NHS England and Improvement’s Regional Commissioning Committee for North East and Yorkshire has met to consider the West Yorkshire consultation feedback report on specialised vascular services.

This decision-making committee has approved proposals to have two specialised vascular centres instead of three in West Yorkshire, one at Leeds General Infirmary due to its status as a major trauma centre and the other at Bradford Royal Infirmary due to its co-location with renal care.

Calderdale and Huddersfield NHS Foundation Trust will continue to provide vascular day-case surgery, diagnostics, outpatient appointments and rehabilitation services.

However, given the current context and with the NHS prioritising its work to respond to COVID-19, no large-scale service movement will be undertaken whilst responding to the immediate COVID crisis.

NHS England and NHS Improvement will inform patients and wider health system stakeholders when it is in a position to move forward with this work.

The consultation received more than 380 responses from vascular patients and carers, staff, members of the public and organisations with an interest in the proposals. NHS England and NHS Improvement would like to take this opportunity to thank all those that provided feedback and participated in the process.

You access a copy of the consultation feedback report and the NHS England and Improvement response here.

Background

NHS England Yorkshire and Humber region asked patients and the public for their views on proposals for the future of specialised vascular services in West Yorkshire.

Vascular services reconstruct, unblock or bypass arteries and are often one-off specialist procedures to reduce the risk of sudden death or amputation and prevent stroke.

Currently the specialised vascular services in West Yorkshire are delivered from three centres – Leeds General Infirmary, Bradford Royal Infirmary and Huddersfield Royal Infirmary. Based on a need to reduce the number of specialised vascular centres from three to two identified by Yorkshire and The Humber Clinical Senate, the proposed recommendation consulted on was that those centres should be at Leeds General Infirmary due to its status as a major trauma centre, and Bradford Royal Infirmary due to its co-location with renal care.
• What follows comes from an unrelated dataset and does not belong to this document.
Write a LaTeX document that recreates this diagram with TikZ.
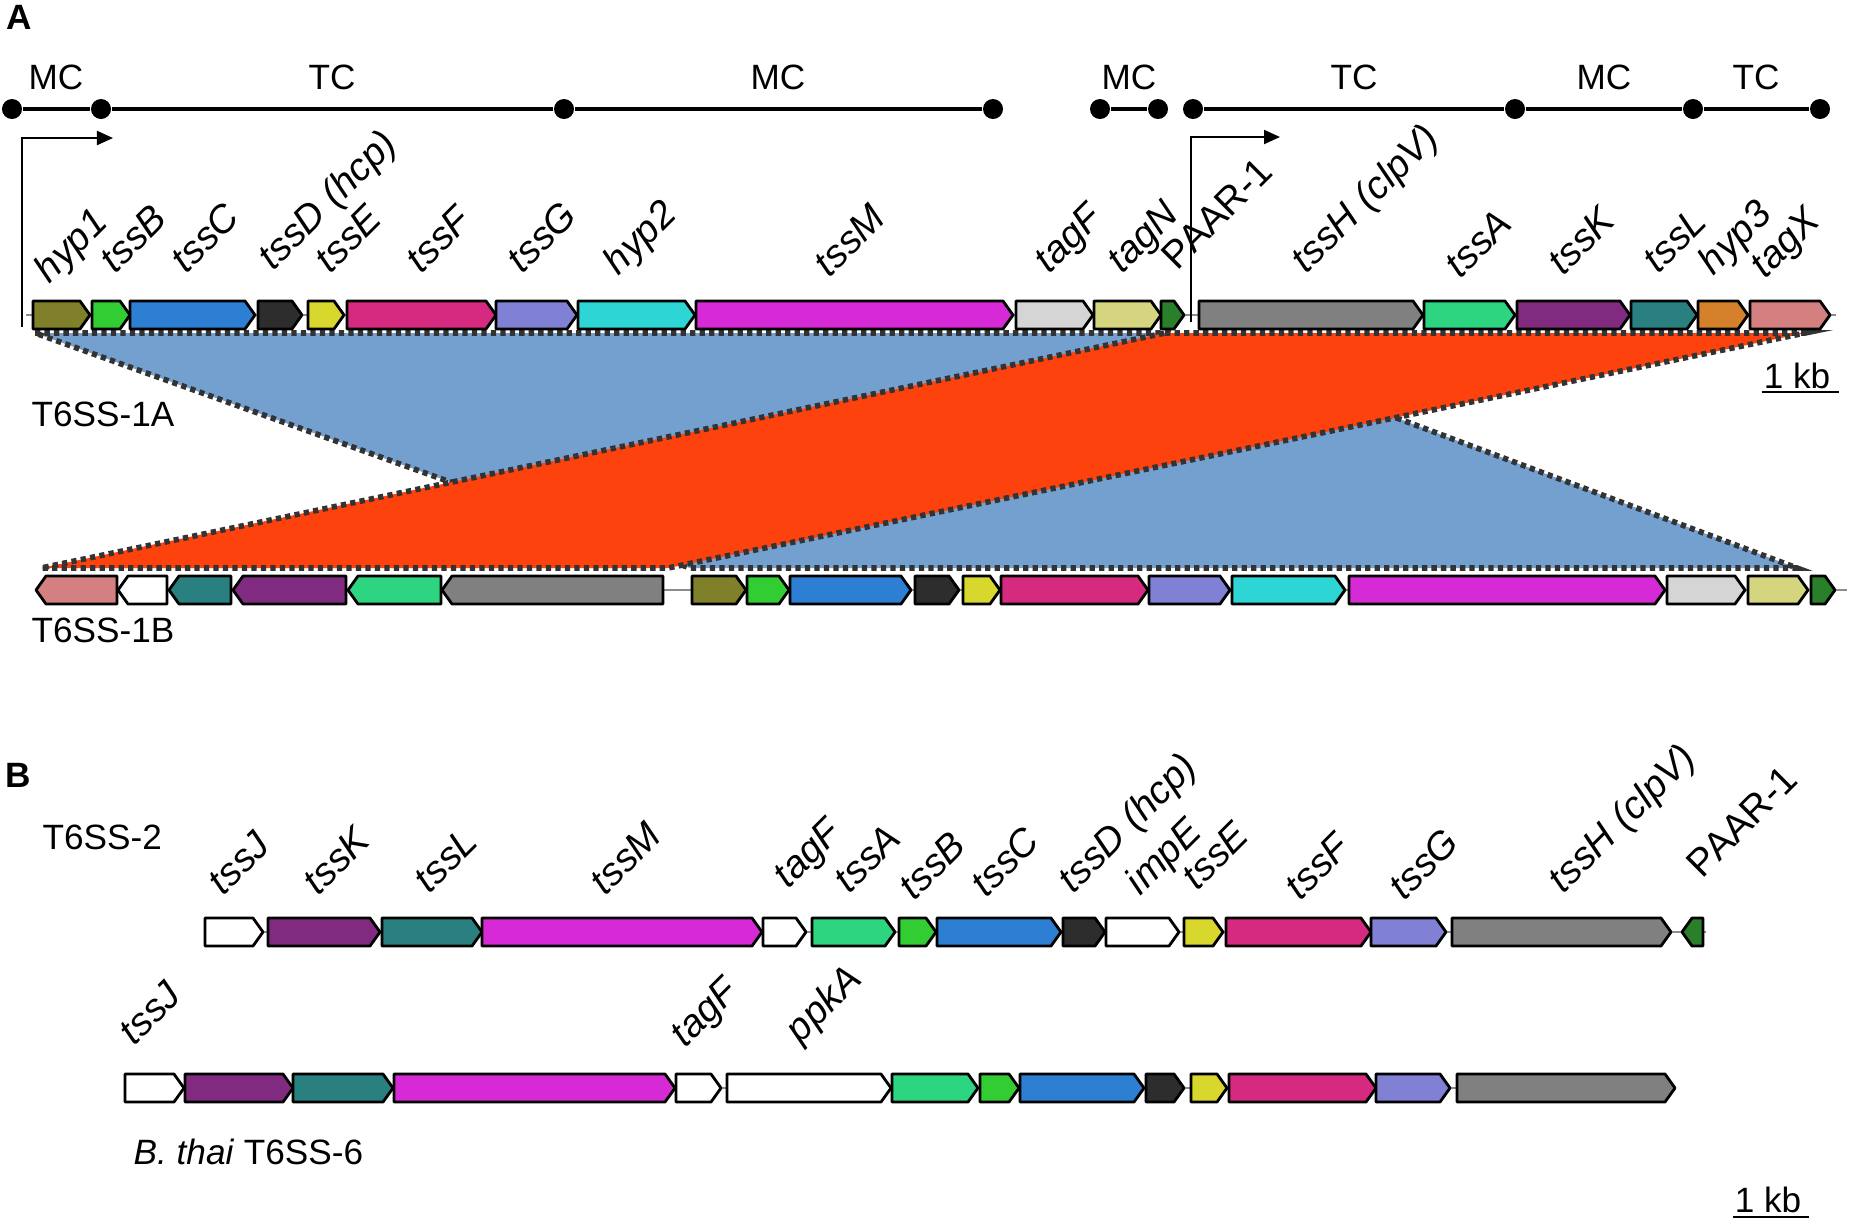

The proposals could result in all specialised vascular surgery that requires an overnight hospital stay being transferred from Huddersfield Royal Infirmary to Bradford Royal Infirmary, which would potentially affect up to 800 patients a year.
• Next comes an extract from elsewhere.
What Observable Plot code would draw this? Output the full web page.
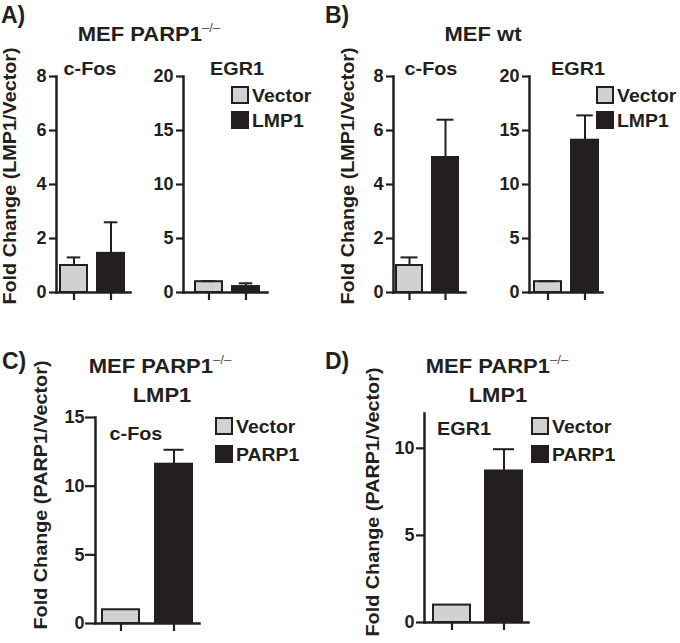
<!DOCTYPE html>
<html>
<head>
<meta charset="utf-8">
<script src="https://cdn.jsdelivr.net/npm/d3@7"></script>
<script src="https://cdn.jsdelivr.net/npm/@observablehq/plot@0.6"></script>
<style>
  html, body { margin: 0; padding: 0; background: #fff; }
  #root { position: relative; width: 680px; height: 643px; overflow: hidden; background: #fff; }
  #root svg { position: absolute; }
</style>
</head>
<body>
<div id="root"></div>
<script>
// ---------- data ----------
const groupsLMP = ["Vector", "LMP1"];
const groupsPARP = ["Vector", "PARP1"];

// Panel A: MEF PARP1-/-
const aFosMean  = [1.0, 1.45];
const aFosUpper = [1.3, 2.6];
const aEgrMean  = [1.0, 0.55];
const aEgrUpper = [1.05, 0.85];
// Panel B: MEF wt
const bFosMean  = [1.0, 5.0];
const bFosUpper = [1.3, 6.4];
const bEgrMean  = [1.0, 14.1];
const bEgrUpper = [1.05, 16.4];
// Panel C: MEF PARP1-/- LMP1, c-Fos
const cFosMean  = [1.0, 11.6];
const cFosUpper = [1.0, 12.65];
// Panel D: MEF PARP1-/- LMP1, EGR1
const dEgrMean  = [1.0, 8.7];
const dEgrUpper = [1.0, 9.95];

const ticksFos = [0, 2, 4, 6, 8];
const ticksEgr = [0, 5, 10, 15, 20];
const ticksC = [0, 5, 10, 15];
const ticksD = [0, 5, 10];

// ---------- style ----------
const DARK = "#231f20";
const GRAY = "#d0d1d3";
const FONT = "'Liberation Sans', Arial, Helvetica, sans-serif";
const root = document.getElementById("root");

function subplot(cfg, groups, mean, upper, yMax, ticks) {
  const mL = 60, mT = 12, mR = 3, mB = 14;
  const left = cfg.x0 - mL, top = cfg.yTop - mT;
  const width = cfg.x1 + mR - left, height = cfg.y0 + mB - top;
  const total = cfg.x1 - cfg.x0, step = cfg.b2 - cfg.b1;
  const pi = 1 - cfg.bw / step;
  const po = Math.max(0, (total / step - 2 + pi) / 2);
  const free = total - step - cfg.bw;
  const align = Math.min(1, Math.max(0, (cfg.b1 - cfg.x0) / free));
  const inset = (cfg.bw - cfg.cap) / 2;
  const data = groups.map((g, i) => ({g, v: mean[i], hi: upper[i]}));
  const err = data.filter(d => d.hi > d.v);
  const svg = Plot.plot({
    width, height,
    marginLeft: mL, marginTop: mT, marginRight: mR, marginBottom: mB,
    style: {fontFamily: FONT, fontWeight: "bold", fontSize: "18px", color: DARK, background: "transparent", overflow: "visible"},
    x: {type: "band", domain: groups, paddingInner: pi, paddingOuter: po, align, axis: null},
    y: {domain: [0, yMax], axis: null},
    color: {domain: groups, range: [GRAY, DARK]},
    marks: [
      Plot.barY(data, {x: "g", y: "v", fill: "g", stroke: DARK, strokeWidth: 2}),
      Plot.ruleX(err, {x: "g", y1: "v", y2: "hi", stroke: DARK, strokeWidth: 2}),
      Plot.tickY(err, {x: "g", y: "hi", insetLeft: inset, insetRight: inset, stroke: DARK, strokeWidth: 2}),
      Plot.axisY({ticks, tickSize: cfg.ts, tickPadding: cfg.tp, label: null, stroke: DARK, strokeWidth: 2.2, fill: DARK, fontSize: 18, fontWeight: "bold"}),
      Plot.axisX({tickSize: 8, tickFormat: () => "", label: null, stroke: DARK, strokeWidth: 2.2}),
      Plot.frame({anchor: "left", stroke: DARK, strokeWidth: 2.5}),
      Plot.frame({anchor: "bottom", stroke: DARK, strokeWidth: 2.5})
    ]
  });
  svg.style.left = left + "px";
  svg.style.top = top + "px";
  root.appendChild(svg);
}

subplot({x0: 56, x1: 130, y0: 292, yTop: 76, b1: 60, b2: 97, bw: 26.5, cap: 13, ts: 7, tp: 3}, groupsLMP, aFosMean, aFosUpper, 8, ticksFos);
subplot({x0: 183, x1: 267, y0: 292, yTop: 76, b1: 194, b2: 232, bw: 27.5, cap: 14, ts: 7, tp: 3}, groupsLMP, aEgrMean, aEgrUpper, 20, ticksEgr);
subplot({x0: 393, x1: 465, y0: 292, yTop: 76, b1: 396, b2: 432, bw: 26, cap: 17, ts: 7, tp: 3}, groupsLMP, bFosMean, bFosUpper, 8, ticksFos);
subplot({x0: 529, x1: 602, y0: 292, yTop: 76, b1: 534, b2: 571, bw: 26.5, cap: 16, ts: 7, tp: 3}, groupsLMP, bEgrMean, bEgrUpper, 20, ticksEgr);
subplot({x0: 95, x1: 199, y0: 623, yTop: 417, b1: 102, b2: 155, bw: 37, cap: 20, ts: 10, tp: 1}, groupsPARP, cFosMean, cFosUpper, 15, ticksC);
subplot({x0: 424, x1: 528, y0: 622, yTop: 413, b1: 433, b2: 485, bw: 37, cap: 21, ts: 8, tp: 2}, groupsPARP, dEgrMean, dEgrUpper, 12, ticksD);

// ---------- annotation overlay (titles, labels, legends) ----------
const ov = d3.select(root).append("svg")
  .attr("width", 680).attr("height", 643)
  .style("left", "0px").style("top", "0px")
  .attr("font-family", FONT).attr("font-weight", "bold").attr("fill", DARK);

function txt(x, y, s, size, anchor = "middle", rotate = false, sx = 1) {
  return ov.append("text")
    .attr("font-size", size).attr("text-anchor", anchor)
    .attr("transform", `translate(${x},${y})${rotate ? " rotate(-90)" : ""} scale(${sx},1)`)
    .text(s);
}
function titleKO(x, y) {
  const t = ov.append("text").attr("font-size", 20).attr("text-anchor", "middle")
    .attr("transform", `translate(${x},${y}) scale(1.1,1)`);
  t.append("tspan").text("MEF PARP1");
  t.append("tspan").attr("font-size", 12).attr("font-weight", "normal").attr("fill", "#555").attr("dy", -9).text("\u2013/\u2013");
}

// panel letters
txt(1, 23, "A)", 23, "start");
txt(325, 23, "B)", 23, "start");
txt(2, 369, "C)", 23, "start");
txt(325, 369, "D)", 23, "start");

// titles
titleKO(149, 41);
txt(483, 41, "MEF wt", 20, "middle", false, 1.1);
titleKO(160, 373);
txt(162, 402, "LMP1", 20, "middle", false, 1.1);
titleKO(497, 373);
txt(498, 402, "LMP1", 20, "middle", false, 1.1);

// gene labels
txt(90, 75, "c-Fos", 18, "middle", false, 1.1);
txt(237, 75, "EGR1", 18, "middle", false, 1.1);
txt(431, 75, "c-Fos", 18, "middle", false, 1.1);
txt(578, 75, "EGR1", 18, "middle", false, 1.1);
txt(136, 440, "c-Fos", 18, "middle", false, 1.1);
txt(464, 435, "EGR1", 18, "middle", false, 1.1);

// y-axis titles
txt(16, 176, "Fold Change (LMP1/Vector)", 18, "middle", true, 1.1);
txt(354, 176, "Fold Change (LMP1/Vector)", 18, "middle", true, 1.1);
txt(47, 495, "Fold Change (PARP1/Vector)", 18, "middle", true, 1.1);
txt(379, 502, "Fold Change (PARP1/Vector)", 18, "middle", true, 1.1);

// legends
function legend(x, y, groups, gap) {
  groups.forEach((g, i) => {
    ov.append("rect").attr("x", x + 1).attr("y", y + i * gap + 1).attr("width", 16).attr("height", 16)
      .attr("fill", i === 0 ? GRAY : DARK).attr("stroke", DARK).attr("stroke-width", 2);
    txt(x + 21, y + i * gap + 16, g, 18, "start", false, 1.08);
  });
}
legend(231, 86, groupsLMP, 25);
legend(596, 86, groupsLMP, 25);
legend(215, 417, groupsPARP, 28);
legend(531, 417, groupsPARP, 28);
</script>
</body>
</html>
The majority of patients would continue to access vascular day-case surgery, diagnostics, outpatient appointments and rehabilitation services in local hospitals throughout West Yorkshire.

There were three main reasons for the recommended change to services set out as part of the consultation:

  • Specialised vascular centres must be able to deliver a safe and sustainable service to comply with NHS England’s national service specification.
  • There are significant staffing pressures at both the Bradford and Huddersfield centres, and while teams are working very hard to maintain good patient outcomes and deliver the appropriate volume of activity for specialised vascular procedures, the service cannot continue in its current form.
  • Calderdale and Huddersfield NHS Foundation Trust and Bradford Teaching Hospitals NHS Foundation Trust currently run a shared out of hours on-call rota for emergency vascular services between the two sites, which is not supported as an acceptable or long-term solution by NHS England or Yorkshire and The Humber Clinical Senate.

Download a copy of the public consultation document here.

To request a copy of the consultation on the future of specialised vascular services in West Yorkshire to be sent to you by post, please email england.WYVfeedback@nhs.net or telephone 0113 8251536.

Six events in the local community took place for members of the public and patients to attend. They provided an opportunity for clinical leaders to explain the proposals.

This consultation, run by NHS England specialised commissioning working with the acute trusts through West Yorkshire Association of Acute Trusts, ran from 29 August 2018 until 17 January 2020.